From the first line of the data below through the line bearing "Arial, Helvetica, sans-serif';", reproduce each line exactly; do not include pictures.

** begin **

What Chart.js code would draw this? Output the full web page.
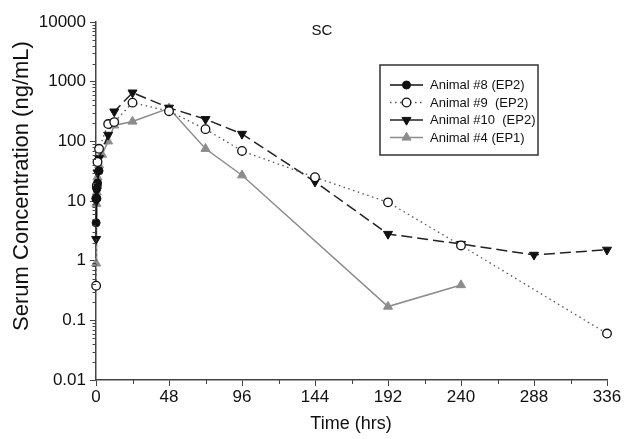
<!DOCTYPE html>
<html><head><meta charset="utf-8">
<script src="https://cdn.jsdelivr.net/npm/chart.js@4"></script>
<style>html,body{margin:0;padding:0;background:#fff}</style>
</head><body>
<canvas id="c" width="629" height="439"></canvas>
<script>
// ---- data ----
const seriesLabels = ['Animal #8 (EP2)', 'Animal #9  (EP2)', 'Animal #10  (EP2)', 'Animal #4 (EP1)'];
const times8  = [0.08, 0.25, 0.5, 1, 2];
const conc8   = [4.3, 11, 16, 20, 32];
const times9  = [0.08, 0.25, 0.5, 1, 2, 8, 12, 24, 48, 72, 96, 144, 192, 240, 336];
const conc9   = [0.38, 11, 18, 45, 75, 195, 210, 445, 320, 160, 69, 25, 9.5, 1.8, 0.06];
const times10 = [0.08, 0.25, 0.5, 1, 2, 8, 12, 24, 48, 72, 96, 144, 192, 240, 288, 336];
const conc10  = [2.3, 10, 15, 30, 52, 128, 315, 655, 365, 235, 133, 21, 2.8, 1.9, 1.25, 1.52];
const times4  = [0.08, 0.25, 0.5, 1, 2, 4, 8, 12, 24, 48, 72, 96, 192, 240];
const conc4   = [0.9, 9, 14, 25, 40, 60, 100, 185, 215, 358, 75, 27, 0.17, 0.39];
const xTickValues = [0, 48, 96, 144, 192, 240, 288, 336];
const xMinorTicks = [24, 72, 120, 168, 216, 264, 312];
const yTickValues = [0.01, 0.1, 1, 10, 100, 1000, 10000];
const yTickLabels = ['0.01', '0.1', '1', '10', '100', '1000', '10000'];
const chartTitle = 'SC';
const xTitle = 'Time (hrs)';
const yTitle = 'Serum Concentration (ng/mL)';

const pts = (t, c) => t.map((x, i) => ({x: x, y: c[i]}));
const FONT = '"Liberation Sans", Arial, Helvetica, sans-serif';

const datasets = [
  {label: seriesLabels[0], data: pts(times8, conc8), borderColor: '#111', backgroundColor: '#111',
   pointBackgroundColor: '#111', pointBorderColor: '#111', pointStyle: 'circle', pointRadius: 4,
   borderWidth: 1.5, pointBorderWidth: 1, borderDash: []},
  {label: seriesLabels[1], data: pts(times9, conc9), borderColor: '#555', backgroundColor: '#fff',
   pointBackgroundColor: '#fff', pointBorderColor: '#111', pointStyle: 'circle', pointRadius: 4.3,
   borderWidth: 1.3, pointBorderWidth: 1.3, borderDash: [1.5, 3.5]},
  {label: seriesLabels[2], data: pts(times10, conc10), borderColor: '#222', backgroundColor: '#111',
   pointBackgroundColor: '#111', pointBorderColor: '#111', pointStyle: 'triangle', pointRotation: 180,
   pointRadius: 5.2, borderWidth: 1.5, pointBorderWidth: 1, borderDash: [11, 5]},
  {label: seriesLabels[3], data: pts(times4, conc4), borderColor: '#8c8c8c', backgroundColor: '#8c8c8c',
   pointBackgroundColor: '#8c8c8c', pointBorderColor: '#8c8c8c', pointStyle: 'triangle', pointRotation: 0,
   pointRadius: 5.2, borderWidth: 1.5, pointBorderWidth: 1, borderDash: []}
];
datasets.forEach(d => { d.tension = 0; d.fill = false; d.clip = false; });

function drawMarker(ctx, ds, x, y) {
  ctx.save();
  ctx.setLineDash([]);
  ctx.fillStyle = ds.pointBackgroundColor;
  ctx.strokeStyle = ds.pointBorderColor;
  ctx.lineWidth = ds.pointBorderWidth;
  const r = ds.pointRadius;
  ctx.beginPath();
  if (ds.pointStyle === 'circle') {
    ctx.arc(x, y, r, 0, Math.PI * 2);
  } else {
    let rad = (ds.pointRotation || 0) * Math.PI / 180;
    ctx.moveTo(x + Math.sin(rad) * r, y - Math.cos(rad) * r);
    rad += 2 * Math.PI / 3;
    ctx.lineTo(x + Math.sin(rad) * r, y - Math.cos(rad) * r);
    rad += 2 * Math.PI / 3;
    ctx.lineTo(x + Math.sin(rad) * r, y - Math.cos(rad) * r);
    ctx.closePath();
  }
  ctx.fill();
  ctx.stroke();
  ctx.restore();
}

const decorPlugin = {
  id: 'decor',
  afterDraw(chart) {
    const ctx = chart.ctx;
    const xs = chart.scales.x, ys = chart.scales.y;
    const ca = chart.chartArea;
    ctx.save();
    // minor y ticks
    ctx.strokeStyle = '#444';
    ctx.lineWidth = 1;
    for (let e = -2; e < 4; e++) {
      for (let k = 2; k <= 9; k++) {
        const y = Math.round(ys.getPixelForValue(k * Math.pow(10, e))) + 0.5;
        ctx.beginPath(); ctx.moveTo(ca.left - 3.5, y); ctx.lineTo(ca.left, y); ctx.stroke();
      }
    }
    // minor x ticks
    xMinorTicks.forEach(v => {
      const x = Math.round(xs.getPixelForValue(v)) + 0.5;
      ctx.beginPath(); ctx.moveTo(x, ca.bottom); ctx.lineTo(x, ca.bottom + 4); ctx.stroke();
    });
    // title
    ctx.fillStyle = '#111';
    ctx.font = '15px ' + FONT;
    ctx.textAlign = 'center'; ctx.textBaseline = 'middle';
    ctx.fillText(chartTitle, 322, 31);
    // axis titles
    ctx.font = '18px ' + FONT;
    ctx.fillText(xTitle, 351, 424);
    ctx.save();
    ctx.translate(22, 186);
    ctx.rotate(-Math.PI / 2);
    ctx.font = '22px ' + FONT;
    ctx.fillText(yTitle, 0, 0);
    ctx.restore();
    // legend
    const bx = 380, by = 65, bw = 158, bh = 90;
    ctx.fillStyle = '#fff';
    ctx.fillRect(bx, by, bw, bh);
    ctx.strokeStyle = '#333';
    ctx.lineWidth = 1.5;
    ctx.strokeRect(bx, by, bw, bh);
    const rowsY = [85, 102.5, 120, 137.5];
    chart.data.datasets.forEach((ds, i) => {
      const y = rowsY[i];
      ctx.save();
      ctx.strokeStyle = ds.borderColor;
      ctx.lineWidth = ds.borderWidth;
      ctx.setLineDash(ds.borderDash && ds.borderDash.length ? (ds.borderDash[0] > 5 ? [] : ds.borderDash) : []);
      ctx.beginPath(); ctx.moveTo(390, y); ctx.lineTo(423, y); ctx.stroke();
      ctx.restore();
      drawMarker(ctx, ds, 406.5, y);
      ctx.fillStyle = '#111';
      ctx.font = '13px ' + FONT;
      ctx.textAlign = 'left'; ctx.textBaseline = 'middle';
      ctx.fillText(ds.label, 430, y + 0.5);
    });
    ctx.restore();
  }
};

new Chart(document.getElementById('c').getContext('2d'), {
  type: 'line',
  data: {datasets: datasets},
  plugins: [decorPlugin],
  options: {
    responsive: false,
    animation: false,
    devicePixelRatio: 1,
    layout: {padding: {top: 22, right: 22, left: 0, bottom: 0}},
    plugins: {legend: {display: false}, tooltip: {enabled: false}, title: {display: false}},
    scales: {
      x: {
        type: 'linear', min: 0, max: 336,
        afterFit: s => { s.height = 59; },
        afterBuildTicks: s => { s.ticks = xTickValues.map(v => ({value: v})); },
        ticks: {color: '#111', font: {family: FONT, size: 17}, padding: 1, maxRotation: 0, autoSkip: false,
                callback: v => String(v)},
        grid: {drawOnChartArea: false, drawTicks: true, tickLength: 6, color: '#444', tickWidth: 1},
        border: {display: true, color: '#444', width: 1.5}
      },
      y: {
        type: 'logarithmic', min: 0.01, max: 10000,
        afterFit: s => { s.width = 96; },
        afterBuildTicks: s => { s.ticks = yTickValues.map(v => ({value: v})); },
        ticks: {color: '#111', font: {family: FONT, size: 17}, padding: 4, autoSkip: false,
                callback: (v) => { const i = yTickValues.indexOf(v); return i >= 0 ? yTickLabels[i] : ''; }},
        grid: {drawOnChartArea: false, drawTicks: true, tickLength: 6, color: '#444', tickWidth: 1},
        border: {display: true, color: '#444', width: 1.5}
      }
    }
  }
});
</script>
</body></html>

** end **

* [Result]:
What Chart.js code would draw this? Output the full web page.
<!DOCTYPE html>
<html><head><meta charset="utf-8">
<script src="https://cdn.jsdelivr.net/npm/chart.js@4"></script>
<style>html,body{margin:0;padding:0;background:#fff}</style>
</head><body>
<canvas id="c" width="629" height="439"></canvas>
<script>
// ---- data ----
const seriesLabels = ['Animal #8 (EP2)', 'Animal #9  (EP2)', 'Animal #10  (EP2)', 'Animal #4 (EP1)'];
const times8  = [0.08, 0.25, 0.5, 1, 2];
const conc8   = [4.3, 11, 16, 20, 32];
const times9  = [0.08, 0.25, 0.5, 1, 2, 8, 12, 24, 48, 72, 96, 144, 192, 240, 336];
const conc9   = [0.38, 11, 18, 45, 75, 195, 210, 445, 320, 160, 69, 25, 9.5, 1.8, 0.06];
const times10 = [0.08, 0.25, 0.5, 1, 2, 8, 12, 24, 48, 72, 96, 144, 192, 240, 288, 336];
const conc10  = [2.3, 10, 15, 30, 52, 128, 315, 655, 365, 235, 133, 21, 2.8, 1.9, 1.25, 1.52];
const times4  = [0.08, 0.25, 0.5, 1, 2, 4, 8, 12, 24, 48, 72, 96, 192, 240];
const conc4   = [0.9, 9, 14, 25, 40, 60, 100, 185, 215, 358, 75, 27, 0.17, 0.39];
const xTickValues = [0, 48, 96, 144, 192, 240, 288, 336];
const xMinorTicks = [24, 72, 120, 168, 216, 264, 312];
const yTickValues = [0.01, 0.1, 1, 10, 100, 1000, 10000];
const yTickLabels = ['0.01', '0.1', '1', '10', '100', '1000', '10000'];
const chartTitle = 'SC';
const xTitle = 'Time (hrs)';
const yTitle = 'Serum Concentration (ng/mL)';

const pts = (t, c) => t.map((x, i) => ({x: x, y: c[i]}));
const FONT = '"Liberation Sans", Arial, Helvetica, sans-serif';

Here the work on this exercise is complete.